Saturday, August 8, 2015

LeetCode OJ - Pascal's Triangle II

Problem:

Solution:

Note the recurrence $_nC_r = \frac{n!}{r!(n-r)!} = \frac{n!(n-r+1)}{r(r-1)!(n-r+1)!} = \frac{n-r+1}{r}\frac{n!}{(r-1)!(n-r+1)!} = \frac{n-r+1}{r}\frac{n!}{(r-1)!(n-(r-1))!} = \frac{n-r+1}{r}_nC_{(r-1)}$.
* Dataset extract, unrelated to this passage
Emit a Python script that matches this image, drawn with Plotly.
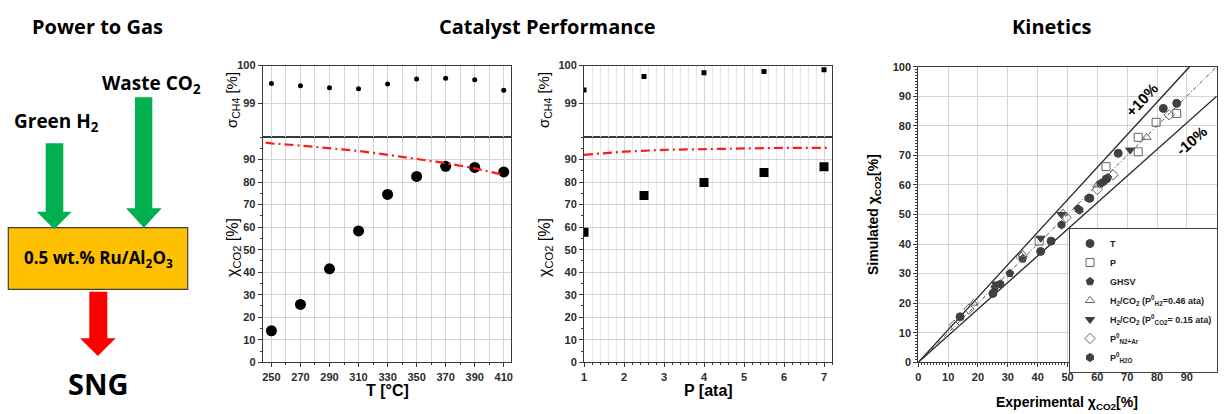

With that, we can simply compute the values one by one from left to right!

Code:

#include "stdafx.h"

// https://leetcode.com/problems/pascals-triangle-ii/

#include "LEET_PASCALS_TRIANGLE_II.h"
#include <map>
#include <iostream>
#include <sstream>
#include <vector>
#include <string>

using namespace std;

namespace _LEET_PASCALS_TRIANGLE_II
{
class Solution
{
public:
vector<int> getRow(int rowIndex)
{
vector<int> result;
result.resize(rowIndex + 1);
result[0] = 1;
for (int i = 1; i <= rowIndex; i++)
{
long long temp = result[i - 1];
temp = temp * (rowIndex + 1 - i) / i;
result[i] = (int)temp;
}
return result;
}
};
};

using namespace _LEET_PASCALS_TRIANGLE_II;

int LEET_PASCALS_TRIANGLE_II()
{
Solution solution;
for (int i = 1; i <= 10; i++)
{
vector<int> result = solution.getRow(i);
for (unsigned int j = 0; j < result.size(); j++)
{
cout << result[j] << " ";
}
cout << endl;
}
return 0;
}